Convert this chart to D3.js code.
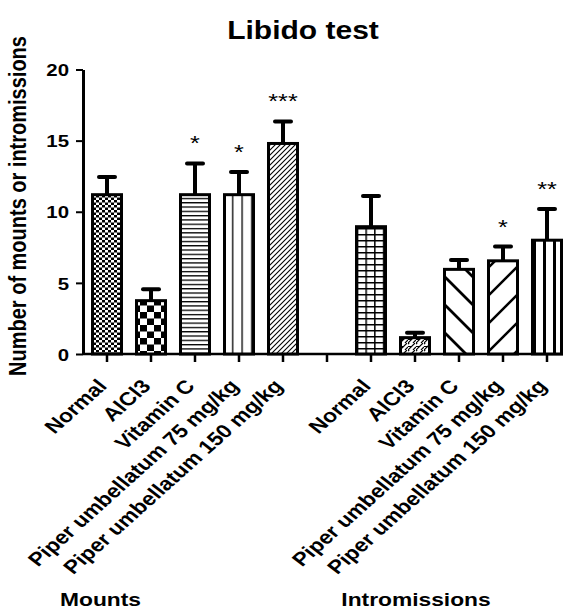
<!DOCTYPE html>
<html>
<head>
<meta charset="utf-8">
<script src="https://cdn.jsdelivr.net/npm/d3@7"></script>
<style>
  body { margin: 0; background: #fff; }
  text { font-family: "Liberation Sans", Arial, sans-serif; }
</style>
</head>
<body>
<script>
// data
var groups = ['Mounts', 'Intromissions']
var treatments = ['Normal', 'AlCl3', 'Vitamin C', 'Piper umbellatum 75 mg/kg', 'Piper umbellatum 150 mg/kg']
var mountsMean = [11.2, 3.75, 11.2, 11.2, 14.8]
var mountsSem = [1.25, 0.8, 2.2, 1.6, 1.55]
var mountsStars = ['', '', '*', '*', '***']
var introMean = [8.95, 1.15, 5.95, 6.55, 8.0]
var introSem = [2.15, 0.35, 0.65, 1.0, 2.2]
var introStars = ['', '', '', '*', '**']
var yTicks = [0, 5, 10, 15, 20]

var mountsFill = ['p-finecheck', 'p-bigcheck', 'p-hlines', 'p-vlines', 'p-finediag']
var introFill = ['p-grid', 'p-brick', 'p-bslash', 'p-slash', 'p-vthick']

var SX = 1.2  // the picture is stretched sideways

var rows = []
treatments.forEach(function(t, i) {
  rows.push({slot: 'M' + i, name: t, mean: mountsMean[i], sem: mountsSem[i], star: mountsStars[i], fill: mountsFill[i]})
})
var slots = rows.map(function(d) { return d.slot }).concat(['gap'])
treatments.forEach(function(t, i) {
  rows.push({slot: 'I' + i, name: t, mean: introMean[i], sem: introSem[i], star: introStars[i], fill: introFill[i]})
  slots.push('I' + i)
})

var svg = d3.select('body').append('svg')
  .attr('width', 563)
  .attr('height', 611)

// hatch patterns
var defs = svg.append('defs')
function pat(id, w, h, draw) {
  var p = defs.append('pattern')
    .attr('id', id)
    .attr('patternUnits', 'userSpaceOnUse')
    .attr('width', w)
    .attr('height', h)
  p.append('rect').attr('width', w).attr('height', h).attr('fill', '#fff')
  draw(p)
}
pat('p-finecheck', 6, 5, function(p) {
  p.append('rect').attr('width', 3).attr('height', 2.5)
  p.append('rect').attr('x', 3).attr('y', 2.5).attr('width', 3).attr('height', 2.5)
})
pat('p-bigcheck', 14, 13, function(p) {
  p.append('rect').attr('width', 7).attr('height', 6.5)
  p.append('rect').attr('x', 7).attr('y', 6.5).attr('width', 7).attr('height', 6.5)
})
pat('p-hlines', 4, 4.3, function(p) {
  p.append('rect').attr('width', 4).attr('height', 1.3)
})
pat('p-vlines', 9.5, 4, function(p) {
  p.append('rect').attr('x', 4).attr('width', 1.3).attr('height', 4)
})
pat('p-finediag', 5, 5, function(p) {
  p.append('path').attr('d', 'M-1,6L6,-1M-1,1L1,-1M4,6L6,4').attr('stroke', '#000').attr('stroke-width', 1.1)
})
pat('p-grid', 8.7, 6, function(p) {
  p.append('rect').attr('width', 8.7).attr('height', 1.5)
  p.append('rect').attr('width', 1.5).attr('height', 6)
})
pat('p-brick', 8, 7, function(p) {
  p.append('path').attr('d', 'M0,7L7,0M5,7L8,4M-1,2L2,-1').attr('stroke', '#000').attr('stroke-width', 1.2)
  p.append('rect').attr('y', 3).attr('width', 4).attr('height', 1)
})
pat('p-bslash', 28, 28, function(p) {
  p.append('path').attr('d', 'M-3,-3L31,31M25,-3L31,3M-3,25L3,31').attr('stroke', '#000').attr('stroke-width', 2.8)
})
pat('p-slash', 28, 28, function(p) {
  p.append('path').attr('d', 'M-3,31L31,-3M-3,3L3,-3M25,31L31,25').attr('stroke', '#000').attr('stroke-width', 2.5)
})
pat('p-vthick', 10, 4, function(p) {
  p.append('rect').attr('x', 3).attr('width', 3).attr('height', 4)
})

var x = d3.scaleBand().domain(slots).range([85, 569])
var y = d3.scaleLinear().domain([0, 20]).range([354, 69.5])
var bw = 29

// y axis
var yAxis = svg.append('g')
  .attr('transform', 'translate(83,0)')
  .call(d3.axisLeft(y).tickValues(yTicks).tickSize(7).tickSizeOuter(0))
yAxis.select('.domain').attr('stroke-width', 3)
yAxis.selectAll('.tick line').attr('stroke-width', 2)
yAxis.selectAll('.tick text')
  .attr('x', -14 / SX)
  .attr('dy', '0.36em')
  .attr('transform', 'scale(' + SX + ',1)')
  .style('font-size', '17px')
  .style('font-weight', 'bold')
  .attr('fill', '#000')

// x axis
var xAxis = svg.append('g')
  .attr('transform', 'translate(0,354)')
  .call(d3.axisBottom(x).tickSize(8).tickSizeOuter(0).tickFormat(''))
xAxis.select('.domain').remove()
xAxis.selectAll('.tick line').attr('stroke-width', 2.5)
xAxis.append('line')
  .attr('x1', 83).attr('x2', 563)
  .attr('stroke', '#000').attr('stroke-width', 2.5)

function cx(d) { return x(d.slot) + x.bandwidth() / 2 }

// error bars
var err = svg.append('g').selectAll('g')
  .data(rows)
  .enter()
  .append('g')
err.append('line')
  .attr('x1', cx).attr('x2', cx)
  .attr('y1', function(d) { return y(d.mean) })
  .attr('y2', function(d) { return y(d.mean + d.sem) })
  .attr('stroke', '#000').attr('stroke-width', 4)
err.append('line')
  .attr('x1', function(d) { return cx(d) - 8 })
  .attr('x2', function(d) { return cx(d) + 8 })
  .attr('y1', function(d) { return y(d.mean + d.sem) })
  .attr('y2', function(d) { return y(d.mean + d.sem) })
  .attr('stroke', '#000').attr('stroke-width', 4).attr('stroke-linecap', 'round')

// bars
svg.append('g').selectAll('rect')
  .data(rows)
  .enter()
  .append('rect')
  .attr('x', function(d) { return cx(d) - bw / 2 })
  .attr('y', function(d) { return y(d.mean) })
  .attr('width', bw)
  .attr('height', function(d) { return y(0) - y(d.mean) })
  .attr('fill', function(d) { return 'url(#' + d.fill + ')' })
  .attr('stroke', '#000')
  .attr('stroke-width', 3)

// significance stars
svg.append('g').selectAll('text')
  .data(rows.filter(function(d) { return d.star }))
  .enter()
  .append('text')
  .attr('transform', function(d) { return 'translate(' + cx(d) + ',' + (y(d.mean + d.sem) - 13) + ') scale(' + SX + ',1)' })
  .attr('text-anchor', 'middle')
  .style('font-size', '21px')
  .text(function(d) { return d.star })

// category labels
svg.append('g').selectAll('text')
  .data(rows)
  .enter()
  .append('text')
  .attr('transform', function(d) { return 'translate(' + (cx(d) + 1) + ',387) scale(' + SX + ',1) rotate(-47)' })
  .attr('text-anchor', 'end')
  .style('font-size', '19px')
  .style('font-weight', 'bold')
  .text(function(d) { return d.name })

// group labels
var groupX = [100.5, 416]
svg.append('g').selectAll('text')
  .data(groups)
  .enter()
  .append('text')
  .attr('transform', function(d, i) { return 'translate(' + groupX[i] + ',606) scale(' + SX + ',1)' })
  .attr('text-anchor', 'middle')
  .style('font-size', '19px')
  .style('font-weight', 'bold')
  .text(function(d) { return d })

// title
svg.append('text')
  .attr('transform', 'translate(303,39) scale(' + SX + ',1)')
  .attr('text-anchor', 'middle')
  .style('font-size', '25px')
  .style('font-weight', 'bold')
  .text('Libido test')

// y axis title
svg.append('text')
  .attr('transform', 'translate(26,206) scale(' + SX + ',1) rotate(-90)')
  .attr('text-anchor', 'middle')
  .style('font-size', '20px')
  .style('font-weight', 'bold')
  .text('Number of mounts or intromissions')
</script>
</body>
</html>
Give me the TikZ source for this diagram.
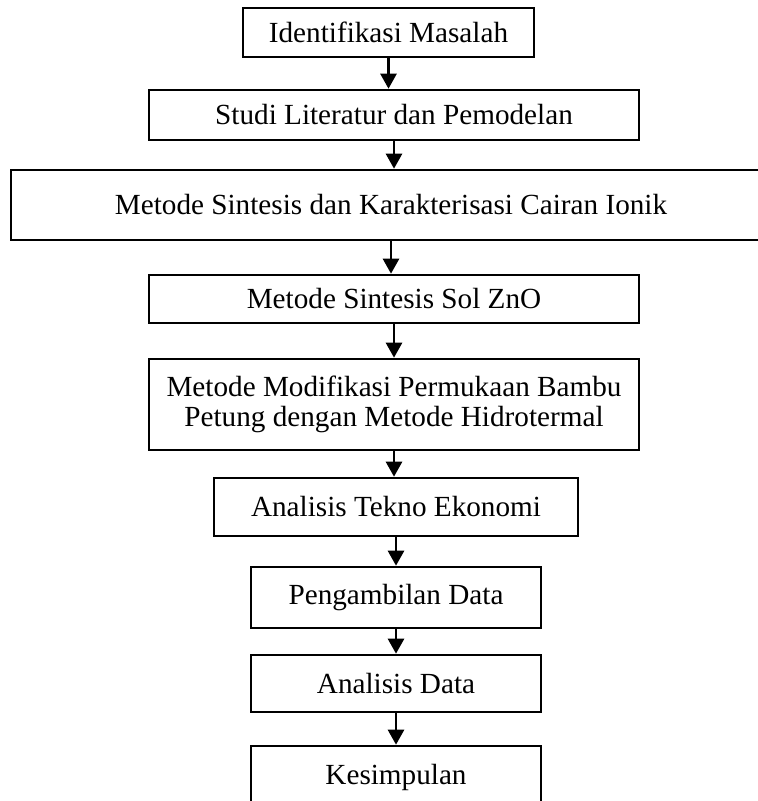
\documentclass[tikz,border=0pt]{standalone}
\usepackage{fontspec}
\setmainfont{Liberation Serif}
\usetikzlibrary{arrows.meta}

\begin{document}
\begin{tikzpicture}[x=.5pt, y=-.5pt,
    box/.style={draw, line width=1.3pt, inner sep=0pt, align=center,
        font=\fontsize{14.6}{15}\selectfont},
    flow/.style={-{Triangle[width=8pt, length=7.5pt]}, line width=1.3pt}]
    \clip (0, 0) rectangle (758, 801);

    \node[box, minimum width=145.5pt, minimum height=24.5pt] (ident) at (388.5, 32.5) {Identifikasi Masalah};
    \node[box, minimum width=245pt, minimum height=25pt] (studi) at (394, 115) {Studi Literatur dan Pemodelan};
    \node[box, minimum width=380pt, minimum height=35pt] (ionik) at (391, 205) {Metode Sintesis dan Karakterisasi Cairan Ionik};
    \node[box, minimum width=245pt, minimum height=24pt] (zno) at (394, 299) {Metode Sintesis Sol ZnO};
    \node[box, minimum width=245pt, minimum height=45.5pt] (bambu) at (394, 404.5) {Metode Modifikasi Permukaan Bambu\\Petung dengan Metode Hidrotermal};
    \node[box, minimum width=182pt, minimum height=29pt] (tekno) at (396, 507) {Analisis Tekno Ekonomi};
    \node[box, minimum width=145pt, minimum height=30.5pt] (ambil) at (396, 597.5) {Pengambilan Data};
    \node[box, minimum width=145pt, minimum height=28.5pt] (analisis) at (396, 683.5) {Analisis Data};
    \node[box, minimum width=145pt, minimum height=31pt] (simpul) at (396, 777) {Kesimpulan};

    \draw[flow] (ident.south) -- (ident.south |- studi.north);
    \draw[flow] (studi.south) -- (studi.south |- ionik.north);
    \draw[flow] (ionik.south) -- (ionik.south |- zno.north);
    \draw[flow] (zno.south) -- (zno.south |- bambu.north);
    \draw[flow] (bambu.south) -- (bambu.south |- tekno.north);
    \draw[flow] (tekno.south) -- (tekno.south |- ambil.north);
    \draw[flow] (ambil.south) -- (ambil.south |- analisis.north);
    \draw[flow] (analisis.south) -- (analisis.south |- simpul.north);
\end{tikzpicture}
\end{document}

········

The exercise – The required output is the exact run of lines from the start of the records through the line containing "var SX = 1.2", both ends included, with no pictures.

Response below –
Convert this chart to D3.js code.
<!DOCTYPE html>
<html>
<head>
<meta charset="utf-8">
<script src="https://cdn.jsdelivr.net/npm/d3@7"></script>
<style>
  body { margin: 0; background: #fff; }
  text { font-family: "Liberation Sans", Arial, sans-serif; }
</style>
</head>
<body>
<script>
// data
var groups = ['Mounts', 'Intromissions']
var treatments = ['Normal', 'AlCl3', 'Vitamin C', 'Piper umbellatum 75 mg/kg', 'Piper umbellatum 150 mg/kg']
var mountsMean = [11.2, 3.75, 11.2, 11.2, 14.8]
var mountsSem = [1.25, 0.8, 2.2, 1.6, 1.55]
var mountsStars = ['', '', '*', '*', '***']
var introMean = [8.95, 1.15, 5.95, 6.55, 8.0]
var introSem = [2.15, 0.35, 0.65, 1.0, 2.2]
var introStars = ['', '', '', '*', '**']
var yTicks = [0, 5, 10, 15, 20]

var mountsFill = ['p-finecheck', 'p-bigcheck', 'p-hlines', 'p-vlines', 'p-finediag']
var introFill = ['p-grid', 'p-brick', 'p-bslash', 'p-slash', 'p-vthick']

var SX = 1.2  // the picture is stretched sideways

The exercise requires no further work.